Earth is receiving ~1.4kW/m^2 * pi * (radius of earth)^2 power from the sun, and radiates approximately the same amount, partially in the visible spectrum (~1eV) and partially as infrared (~1/40eV). As an upper estimate, I will assume that all photons are infrared (this overestimates their number). This corresponds to 5*10^37 photons per second emitted from earth.

Now, we have to hit a very narrow region near the black hole to get a significant bending. Let's say it would have to come closer than 3 times the Schwarzschild radius.

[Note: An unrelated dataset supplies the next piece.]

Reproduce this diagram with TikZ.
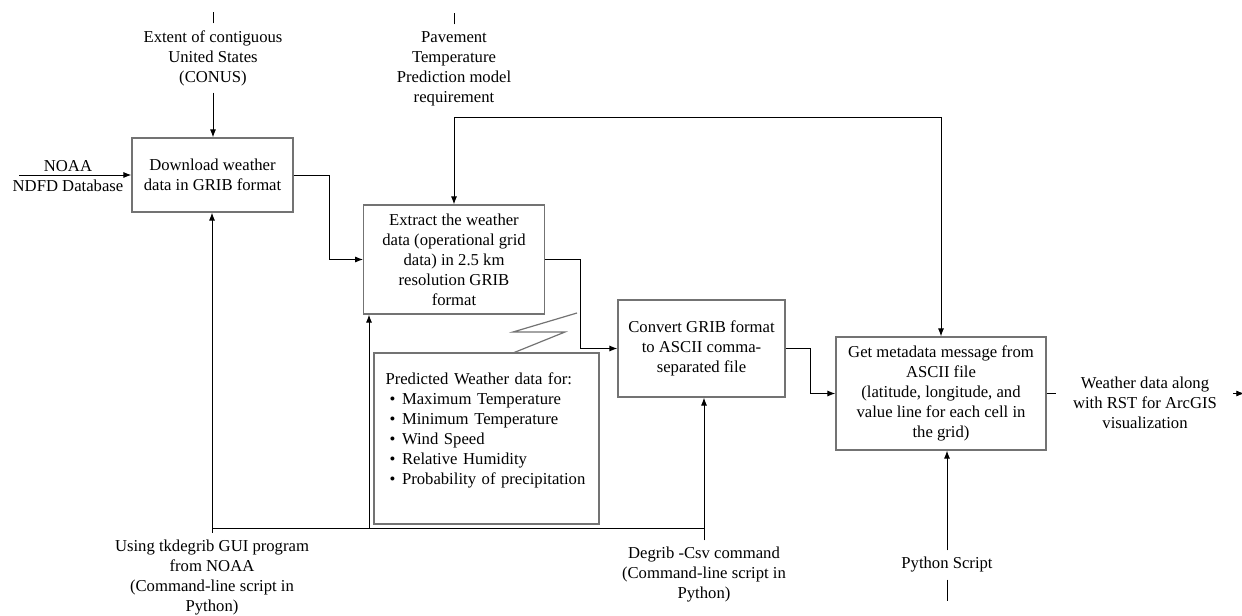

The central black hole in the Milky Way has a mass of ~4 million solar masses, which corresponds to a Schwarzschild radius of ~12 million km. It is 26000 light years away.
The squared ratio shows that 2*10^(-20) of our photons come close to it, neglecting any influence of the interstellar medium.
For those photons, assume that they are scattered in all directions. The distance is the same, but if we want them to hit earth the target is even smaller, giving a ratio of 7*10^(-28). Again, I neglect all other losses.

Multiplying all numbers, earth receives ~7*10^(-10) photons per second "from earth", or 1 photon every ~50 years. This photon completely vanishes in all the other photons we receive. And even if the remaining universe would be completely black, the origin of the photon on earth could not be tracked.

Smaller, stellar black holes could give a slightly better number as their distance might be reduced by a factor of 1000. Their mass is smaller by a factor of ~10000 or more, but as the distance is taken to the 4th power and the mass is taken squared, the frequency can go up a bit.